I don't normally use this place as a dairy, unlike in my previous xanga where I have filled it up with moaning. In fact, when I first start this blog, what I have in mind is a platform for me to make witty comments about current events around the globe. As you can see, while I do read a lot of news, wit is something that I don't have. Thus it become a desert like this.
Anyway, the reason I write this is because I am feeling very depressed - for no obvious reason. And when this happens, I always like to write it down, not to tell everyone that I'm unhappy, but to figure out why - I can better organise my thoughts through writing.
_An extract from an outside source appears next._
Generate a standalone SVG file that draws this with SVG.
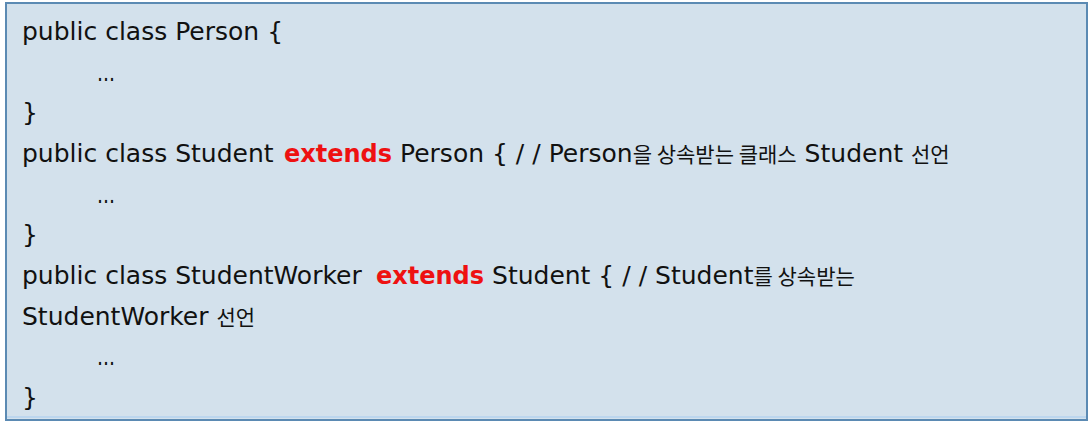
<svg xmlns="http://www.w3.org/2000/svg" width="1090" height="431" viewBox="0 0 1090 431">
<style>
.code{font-family:"DejaVu Sans","Noto Sans CJK KR",sans-serif;font-size:25px;fill:#111111}
.kw{font-weight:bold;font-size:24px;fill:#ee1111}
.ko{font-family:"Noto Sans CJK KR",sans-serif;font-size:21px}
.sl{letter-spacing:8px}
</style>
<rect width="1090" height="431" fill="#ffffff"/>
<g id="codebox">
<rect x="6" y="3" width="1081" height="417" fill="#d3e1ec" stroke="#5b8ab3" stroke-width="2"/>
<line x1="7" y1="417" x2="1086" y2="417" stroke="#bcd6ee" stroke-width="2"/>
</g>
<g id="code" class="code">
<text x="22" y="40">public class Person {</text>
<text x="97" y="81" textLength="18" lengthAdjust="spacingAndGlyphs">...</text>
<text x="22" y="121">}</text>
<text x="22" y="162">public class Student<tspan class="kw" x="284">extends</tspan> Person { <tspan class="sl">//</tspan>Person<tspan class="ko">을 상속받는 클래스</tspan> Student <tspan class="ko">선언</tspan></text>
<text x="97" y="203" textLength="18" lengthAdjust="spacingAndGlyphs">...</text>
<text x="22" y="243">}</text>
<text x="22" y="284">public class StudentWorker<tspan class="kw" x="376">extends</tspan> Student { <tspan class="sl">//</tspan>Student<tspan class="ko">를 상속받는</tspan></text>
<text x="22" y="325">StudentWorker <tspan class="ko">선언</tspan></text>
<text x="97" y="365" textLength="18" lengthAdjust="spacingAndGlyphs">...</text>
<text x="22" y="406">}</text>
</g>
</svg>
Look, now I am feeling like I have nothing to look forward to, but actually, on the exact contrary, I have many upcoming changes in a month time. I want to locate the cause of this unexplainable feeling, but like catching a smoke, all I can grasp is the aftertaste of it.
Actually, perhaps it is just because of lack of sleep. This explanation can be disprove after I wake up tomorrow morning.
[按:瞓醒即刻頭腦清醒,除左係唔夠瞓外,好明顯係「等收工症候群」,但係又明知收左工之後亦冇乜特別咁。另,今朝行路去搭車,見到天空一片蔚藍,諗起讀書既時候,只要天氣好已經令人好開心,而家朋友各有其困難,我都係唔好亂咁唔高興好。]